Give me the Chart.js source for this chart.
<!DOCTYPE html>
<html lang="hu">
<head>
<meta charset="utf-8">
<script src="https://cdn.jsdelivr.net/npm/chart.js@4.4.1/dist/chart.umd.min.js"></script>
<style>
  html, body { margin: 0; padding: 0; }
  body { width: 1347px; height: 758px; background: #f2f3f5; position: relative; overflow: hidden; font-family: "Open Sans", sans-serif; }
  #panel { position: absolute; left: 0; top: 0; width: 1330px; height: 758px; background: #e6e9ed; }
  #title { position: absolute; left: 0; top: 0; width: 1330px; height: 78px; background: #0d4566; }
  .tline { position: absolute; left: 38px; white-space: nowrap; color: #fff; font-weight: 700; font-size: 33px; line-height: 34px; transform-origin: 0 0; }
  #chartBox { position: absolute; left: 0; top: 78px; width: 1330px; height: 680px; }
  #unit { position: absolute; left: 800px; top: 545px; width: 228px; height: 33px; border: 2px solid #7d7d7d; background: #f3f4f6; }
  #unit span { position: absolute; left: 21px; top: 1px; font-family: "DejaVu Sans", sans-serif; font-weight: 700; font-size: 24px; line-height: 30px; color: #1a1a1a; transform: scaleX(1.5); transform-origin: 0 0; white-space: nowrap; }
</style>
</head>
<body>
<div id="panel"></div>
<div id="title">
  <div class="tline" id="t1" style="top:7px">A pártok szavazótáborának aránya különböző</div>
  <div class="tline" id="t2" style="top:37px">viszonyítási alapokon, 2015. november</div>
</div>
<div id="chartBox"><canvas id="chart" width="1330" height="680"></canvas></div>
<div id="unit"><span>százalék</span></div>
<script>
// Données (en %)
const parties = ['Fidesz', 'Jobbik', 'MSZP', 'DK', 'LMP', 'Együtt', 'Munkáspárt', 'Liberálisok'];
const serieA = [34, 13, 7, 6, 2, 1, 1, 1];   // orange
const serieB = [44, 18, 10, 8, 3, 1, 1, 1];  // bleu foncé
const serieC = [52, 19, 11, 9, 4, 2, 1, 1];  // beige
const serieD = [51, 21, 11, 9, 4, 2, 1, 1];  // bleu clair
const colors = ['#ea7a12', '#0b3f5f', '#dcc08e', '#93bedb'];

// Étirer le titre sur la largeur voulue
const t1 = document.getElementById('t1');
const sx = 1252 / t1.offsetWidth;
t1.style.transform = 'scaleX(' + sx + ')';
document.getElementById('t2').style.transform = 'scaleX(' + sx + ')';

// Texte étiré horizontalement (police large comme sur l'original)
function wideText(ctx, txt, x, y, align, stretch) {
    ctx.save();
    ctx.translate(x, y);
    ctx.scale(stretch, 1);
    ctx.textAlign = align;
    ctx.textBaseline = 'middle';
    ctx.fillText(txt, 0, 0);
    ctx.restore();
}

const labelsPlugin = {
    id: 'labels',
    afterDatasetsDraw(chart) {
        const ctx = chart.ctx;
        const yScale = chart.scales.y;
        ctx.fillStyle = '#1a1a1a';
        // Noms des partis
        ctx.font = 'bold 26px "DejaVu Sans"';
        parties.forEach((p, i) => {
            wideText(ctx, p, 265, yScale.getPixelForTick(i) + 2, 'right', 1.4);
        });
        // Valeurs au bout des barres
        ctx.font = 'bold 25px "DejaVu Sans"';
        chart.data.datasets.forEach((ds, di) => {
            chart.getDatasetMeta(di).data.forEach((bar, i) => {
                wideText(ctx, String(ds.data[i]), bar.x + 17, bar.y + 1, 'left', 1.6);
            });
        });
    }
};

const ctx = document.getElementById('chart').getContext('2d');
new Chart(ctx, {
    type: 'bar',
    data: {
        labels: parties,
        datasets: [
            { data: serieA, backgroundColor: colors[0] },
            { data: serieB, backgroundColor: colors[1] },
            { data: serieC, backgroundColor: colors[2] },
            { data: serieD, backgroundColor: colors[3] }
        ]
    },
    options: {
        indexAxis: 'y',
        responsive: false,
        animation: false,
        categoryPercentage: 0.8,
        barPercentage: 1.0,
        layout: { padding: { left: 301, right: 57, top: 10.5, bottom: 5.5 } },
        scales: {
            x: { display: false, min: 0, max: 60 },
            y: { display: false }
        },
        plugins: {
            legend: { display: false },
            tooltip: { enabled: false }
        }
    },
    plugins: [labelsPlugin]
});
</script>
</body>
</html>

※

Reproduce the material above, every line of it, exactly.

◆ **EXPECTED OUTPUT**
Give me the Chart.js source for this chart.
<!DOCTYPE html>
<html lang="hu">
<head>
<meta charset="utf-8">
<script src="https://cdn.jsdelivr.net/npm/chart.js@4.4.1/dist/chart.umd.min.js"></script>
<style>
  html, body { margin: 0; padding: 0; }
  body { width: 1347px; height: 758px; background: #f2f3f5; position: relative; overflow: hidden; font-family: "Open Sans", sans-serif; }
  #panel { position: absolute; left: 0; top: 0; width: 1330px; height: 758px; background: #e6e9ed; }
  #title { position: absolute; left: 0; top: 0; width: 1330px; height: 78px; background: #0d4566; }
  .tline { position: absolute; left: 38px; white-space: nowrap; color: #fff; font-weight: 700; font-size: 33px; line-height: 34px; transform-origin: 0 0; }
  #chartBox { position: absolute; left: 0; top: 78px; width: 1330px; height: 680px; }
  #unit { position: absolute; left: 800px; top: 545px; width: 228px; height: 33px; border: 2px solid #7d7d7d; background: #f3f4f6; }
  #unit span { position: absolute; left: 21px; top: 1px; font-family: "DejaVu Sans", sans-serif; font-weight: 700; font-size: 24px; line-height: 30px; color: #1a1a1a; transform: scaleX(1.5); transform-origin: 0 0; white-space: nowrap; }
</style>
</head>
<body>
<div id="panel"></div>
<div id="title">
  <div class="tline" id="t1" style="top:7px">A pártok szavazótáborának aránya különböző</div>
  <div class="tline" id="t2" style="top:37px">viszonyítási alapokon, 2015. november</div>
</div>
<div id="chartBox"><canvas id="chart" width="1330" height="680"></canvas></div>
<div id="unit"><span>százalék</span></div>
<script>
// Données (en %)
const parties = ['Fidesz', 'Jobbik', 'MSZP', 'DK', 'LMP', 'Együtt', 'Munkáspárt', 'Liberálisok'];
const serieA = [34, 13, 7, 6, 2, 1, 1, 1];   // orange
const serieB = [44, 18, 10, 8, 3, 1, 1, 1];  // bleu foncé
const serieC = [52, 19, 11, 9, 4, 2, 1, 1];  // beige
const serieD = [51, 21, 11, 9, 4, 2, 1, 1];  // bleu clair
const colors = ['#ea7a12', '#0b3f5f', '#dcc08e', '#93bedb'];

// Étirer le titre sur la largeur voulue
const t1 = document.getElementById('t1');
const sx = 1252 / t1.offsetWidth;
t1.style.transform = 'scaleX(' + sx + ')';
document.getElementById('t2').style.transform = 'scaleX(' + sx + ')';

// Texte étiré horizontalement (police large comme sur l'original)
function wideText(ctx, txt, x, y, align, stretch) {
    ctx.save();
    ctx.translate(x, y);
    ctx.scale(stretch, 1);
    ctx.textAlign = align;
    ctx.textBaseline = 'middle';
    ctx.fillText(txt, 0, 0);
    ctx.restore();
}

const labelsPlugin = {
    id: 'labels',
    afterDatasetsDraw(chart) {
        const ctx = chart.ctx;
        const yScale = chart.scales.y;
        ctx.fillStyle = '#1a1a1a';
        // Noms des partis
        ctx.font = 'bold 26px "DejaVu Sans"';
        parties.forEach((p, i) => {
            wideText(ctx, p, 265, yScale.getPixelForTick(i) + 2, 'right', 1.4);
        });
        // Valeurs au bout des barres
        ctx.font = 'bold 25px "DejaVu Sans"';
        chart.data.datasets.forEach((ds, di) => {
            chart.getDatasetMeta(di).data.forEach((bar, i) => {
                wideText(ctx, String(ds.data[i]), bar.x + 17, bar.y + 1, 'left', 1.6);
            });
        });
    }
};

const ctx = document.getElementById('chart').getContext('2d');
new Chart(ctx, {
    type: 'bar',
    data: {
        labels: parties,
        datasets: [
            { data: serieA, backgroundColor: colors[0] },
            { data: serieB, backgroundColor: colors[1] },
            { data: serieC, backgroundColor: colors[2] },
            { data: serieD, backgroundColor: colors[3] }
        ]
    },
    options: {
        indexAxis: 'y',
        responsive: false,
        animation: false,
        categoryPercentage: 0.8,
        barPercentage: 1.0,
        layout: { padding: { left: 301, right: 57, top: 10.5, bottom: 5.5 } },
        scales: {
            x: { display: false, min: 0, max: 60 },
            y: { display: false }
        },
        plugins: {
            legend: { display: false },
            tooltip: { enabled: false }
        }
    },
    plugins: [labelsPlugin]
});
</script>
</body>
</html>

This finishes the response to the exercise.